Verso le primarie
Matteo Renzi scende in campo, candidandosi alla guida del Paese. Il sindaco di Firenze, 38 anni, cattolico, un passato nella Margherita e vincitore a 19 anni di 48 milioni alla Ruota della Fortuna, dà l’avvio alla campagna per le primarie del centrosinistra.

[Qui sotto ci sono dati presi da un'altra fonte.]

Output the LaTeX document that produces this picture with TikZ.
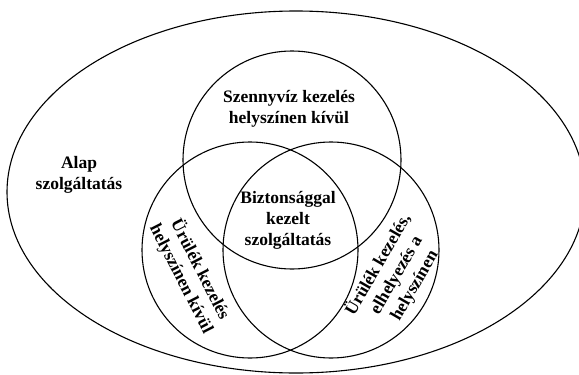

La dirigenza del PD ha trattato con molta diffidenza la giovane promessa e D’Alema si è spinto a sostenere che è inadatto a governare il Paese. I toni si sono fatti accesi e la contrapposizione fra la vecchia generazione guidata da Bersani e la novità rappresentata dal rottamatore Renzi si è subito radicalizzata, assumendo delle connotazioni che vanno al di là della prossima scadenza elettorale e che hanno a che fare con quel ricambio generazionale che da tempo si invoca a gran voce all’interno del maggiore partito italiano. Come se il problema si limitasse ad un fatto anagrafico e non anche di idee, credibilità e coraggio. Comunque le primarie in passato hanno già fatto brutti scherzi alla dirigenza democratica, facendo prevalere, contro la volontà dell’apparato del partito, per esempio Vendola in Puglia, Pisapia a Milano e Doria a Genova. Cosa accadrebbe se il popolo di sinistra preferisse il sindaco toscano? Il partito resterebbe compatto attorno al nuovo leader o si spaccherebbe sotto il peso di spinte contrapposte? E che differenza farebbe la vittoria di uno piuttosto che l’altro nei riguardi della maggioranza degli italiani favorevoli ad un Monti bis?